> **WHAT IS NEEDED**: Copy out the whole listing exactly as written, leaving the pictures behind.

> **DATA BLOCK**:
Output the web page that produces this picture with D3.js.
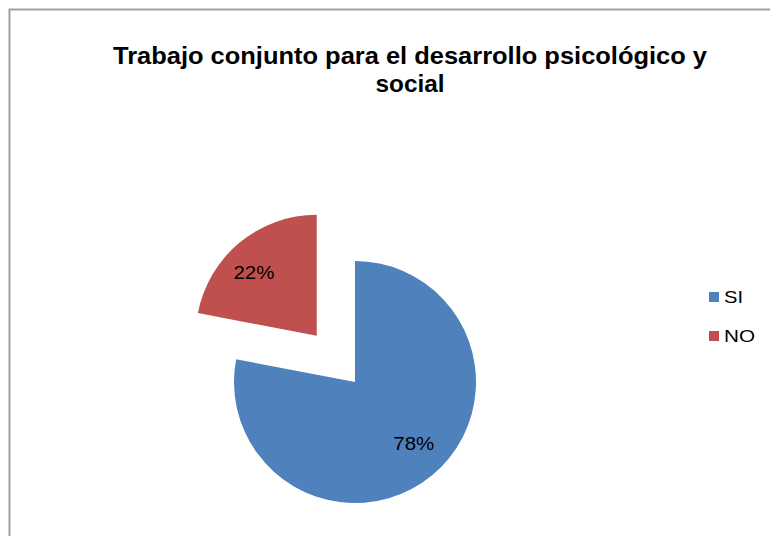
<!DOCTYPE html>
<html>
<head>
<meta charset="utf-8">
<script src="https://cdn.jsdelivr.net/npm/d3@7"></script>
<style>
  html, body { margin: 0; padding: 0; background: #fff; }
  svg { display: block; }
</style>
</head>
<body>
<svg id="chart" width="770" height="536"></svg>
<script>
const categories = ["SI", "NO"];
const values = [78, 22];
const labels = ["78%", "22%"];
const colors = ["#4F81BD", "#C0504D"];
const titleLines = ["Trabajo conjunto para el desarrollo psicológico y", "social"];

const svg = d3.select("#chart");
const font = "'Liberation Sans', Arial, sans-serif";

// chart border
svg.append("rect")
  .attr("x", 9.5).attr("y", 9.5)
  .attr("width", 800).attr("height", 600)
  .attr("fill", "none").attr("stroke", "#A0A0A0").attr("stroke-width", 2);

// title
const titleSpec = [
  { y: 64, w: 594 },
  { y: 92, w: 69 }
];
titleLines.forEach((line, i) => {
  svg.append("text")
    .attr("x", 410).attr("y", titleSpec[i].y)
    .attr("text-anchor", "middle")
    .attr("font-family", font).attr("font-weight", "bold").attr("font-size", 24)
    .attr("textLength", titleSpec[i].w).attr("lengthAdjust", "spacingAndGlyphs")
    .text(line);
});

// pie
const cx = 355, cy = 382, r = 121, explode = 60;
const pie = d3.pie().sort(null).value(d => d)(values);
const arc = d3.arc().innerRadius(0).outerRadius(r);
const labelArc = d3.arc().innerRadius(86).outerRadius(86);
const labelNudge = [[4, -5], [-8, 3]];

const g = svg.append("g").attr("transform", `translate(${cx},${cy})`);
pie.forEach((d, i) => {
  const mid = (d.startAngle + d.endAngle) / 2;
  const off = i === 1 ? explode : 0;
  const dx = Math.sin(mid) * off, dy = -Math.cos(mid) * off;
  const sg = g.append("g").attr("transform", `translate(${dx},${dy})`);
  sg.append("path").attr("d", arc(d)).attr("fill", colors[i]);
  const c = labelArc.centroid(d);
  sg.append("text")
    .attr("x", c[0] + labelNudge[i][0]).attr("y", c[1] + labelNudge[i][1])
    .attr("dy", "0.36em")
    .attr("text-anchor", "middle")
    .attr("font-family", font).attr("font-size", 18)
    .attr("textLength", 41).attr("lengthAdjust", "spacingAndGlyphs")
    .attr("fill", "#000")
    .text(labels[i]);
});

// legend
const legendW = [19, 31];
const legend = svg.append("g").attr("transform", "translate(709,292)");
categories.forEach((c, i) => {
  const lg = legend.append("g").attr("transform", `translate(0,${i * 39})`);
  lg.append("rect").attr("width", 10).attr("height", 10).attr("fill", colors[i]);
  lg.append("text").attr("x", 15).attr("y", 11)
    .attr("font-family", font).attr("font-size", 16.5).attr("fill", "#000")
    .attr("textLength", legendW[i]).attr("lengthAdjust", "spacingAndGlyphs")
    .text(c);
});
</script>
</body>
</html>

> **EXERCISE RESPONSE**:
Output the web page that produces this picture with D3.js.
<!DOCTYPE html>
<html>
<head>
<meta charset="utf-8">
<script src="https://cdn.jsdelivr.net/npm/d3@7"></script>
<style>
  html, body { margin: 0; padding: 0; background: #fff; }
  svg { display: block; }
</style>
</head>
<body>
<svg id="chart" width="770" height="536"></svg>
<script>
const categories = ["SI", "NO"];
const values = [78, 22];
const labels = ["78%", "22%"];
const colors = ["#4F81BD", "#C0504D"];
const titleLines = ["Trabajo conjunto para el desarrollo psicológico y", "social"];

const svg = d3.select("#chart");
const font = "'Liberation Sans', Arial, sans-serif";

// chart border
svg.append("rect")
  .attr("x", 9.5).attr("y", 9.5)
  .attr("width", 800).attr("height", 600)
  .attr("fill", "none").attr("stroke", "#A0A0A0").attr("stroke-width", 2);

// title
const titleSpec = [
  { y: 64, w: 594 },
  { y: 92, w: 69 }
];
titleLines.forEach((line, i) => {
  svg.append("text")
    .attr("x", 410).attr("y", titleSpec[i].y)
    .attr("text-anchor", "middle")
    .attr("font-family", font).attr("font-weight", "bold").attr("font-size", 24)
    .attr("textLength", titleSpec[i].w).attr("lengthAdjust", "spacingAndGlyphs")
    .text(line);
});

// pie
const cx = 355, cy = 382, r = 121, explode = 60;
const pie = d3.pie().sort(null).value(d => d)(values);
const arc = d3.arc().innerRadius(0).outerRadius(r);
const labelArc = d3.arc().innerRadius(86).outerRadius(86);
const labelNudge = [[4, -5], [-8, 3]];

const g = svg.append("g").attr("transform", `translate(${cx},${cy})`);
pie.forEach((d, i) => {
  const mid = (d.startAngle + d.endAngle) / 2;
  const off = i === 1 ? explode : 0;
  const dx = Math.sin(mid) * off, dy = -Math.cos(mid) * off;
  const sg = g.append("g").attr("transform", `translate(${dx},${dy})`);
  sg.append("path").attr("d", arc(d)).attr("fill", colors[i]);
  const c = labelArc.centroid(d);
  sg.append("text")
    .attr("x", c[0] + labelNudge[i][0]).attr("y", c[1] + labelNudge[i][1])
    .attr("dy", "0.36em")
    .attr("text-anchor", "middle")
    .attr("font-family", font).attr("font-size", 18)
    .attr("textLength", 41).attr("lengthAdjust", "spacingAndGlyphs")
    .attr("fill", "#000")
    .text(labels[i]);
});

// legend
const legendW = [19, 31];
const legend = svg.append("g").attr("transform", "translate(709,292)");
categories.forEach((c, i) => {
  const lg = legend.append("g").attr("transform", `translate(0,${i * 39})`);
  lg.append("rect").attr("width", 10).attr("height", 10).attr("fill", colors[i]);
  lg.append("text").attr("x", 15).attr("y", 11)
    .attr("font-family", font).attr("font-size", 16.5).attr("fill", "#000")
    .attr("textLength", legendW[i]).attr("lengthAdjust", "spacingAndGlyphs")
    .text(c);
});
</script>
</body>
</html>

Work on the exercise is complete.